What starts on 1/1/25 is what’s known as energy credits, but it is technology agnostic and it has to have a zero CI score and it has to produce electricity. So, what that does is it knocks out quite a few of the credits that the Inflation Reduction Act added. So again, if you are producing that renewable natural gas of at least 52% methane, that’s not electricity. So, you really need to begin construction on your facility on or before the end of this year. What we’re hearing is, hey, you know, what the heck is that?
There’s two ways to begin construction. Literally, shovel in the ground, physical work of a continuous, ongoing nature, not disrupted. So, you know, boots on ground building, constructing, getting the facility up and running. And absent a natural disaster or act of God, you continue that build all the way through to completion.
Now there’s another way to do it. It’s called the 5% Safe Harbor. Now, this has been really popular, Leanne, as you know, you’ve been on tons of calls to discuss, what the heck is that?
00:02:25
Leanne: Right.
00:02:26
Dawn: The other way to make beginning of construction work is a spend. And so that spend is what’s known as the 5% Safe Harbor. You have to spend at least 5% of what the actual total of that facility is once it’s built on or before December 31st and continue making steps every day to progress to get that facility up and running.
We get a lot of questions. Well, geez, what can I spend 5% on? When you think about it, it has to be 5% of what the actual cost is that goes into the depreciable basis of the asset.

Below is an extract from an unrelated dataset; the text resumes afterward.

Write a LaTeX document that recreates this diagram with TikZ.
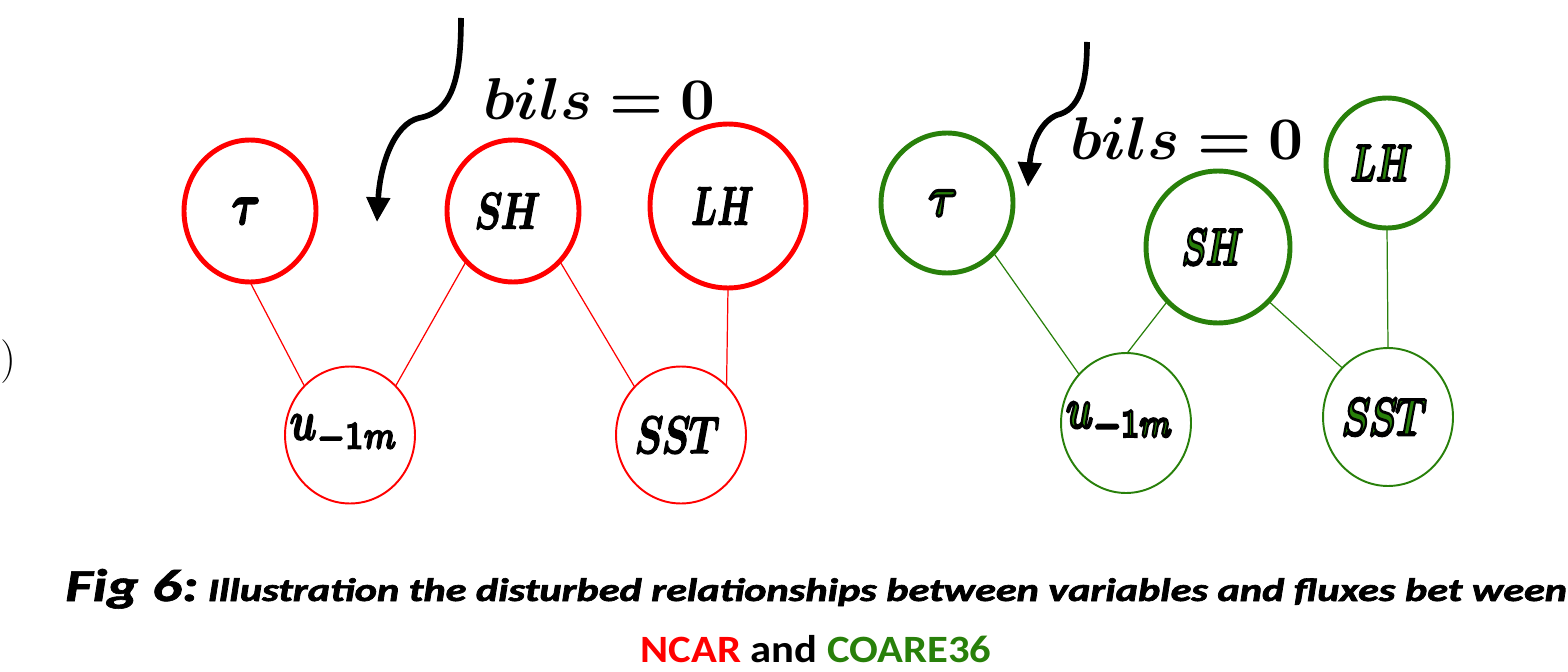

So, we get a lot of questions. Oh, you know, I have some permits and I have all this stuff. Well, you have to spend what goes into the depreciable basis of the facility. So, it is limited to the depreciable basis of the facility.
Do you always want to target 5%? Absolutely not. We’ve seen a lot of cost overruns in the builds of these facilities. We always recommend exceeding that spend way above 5% just in case you have those cost overruns.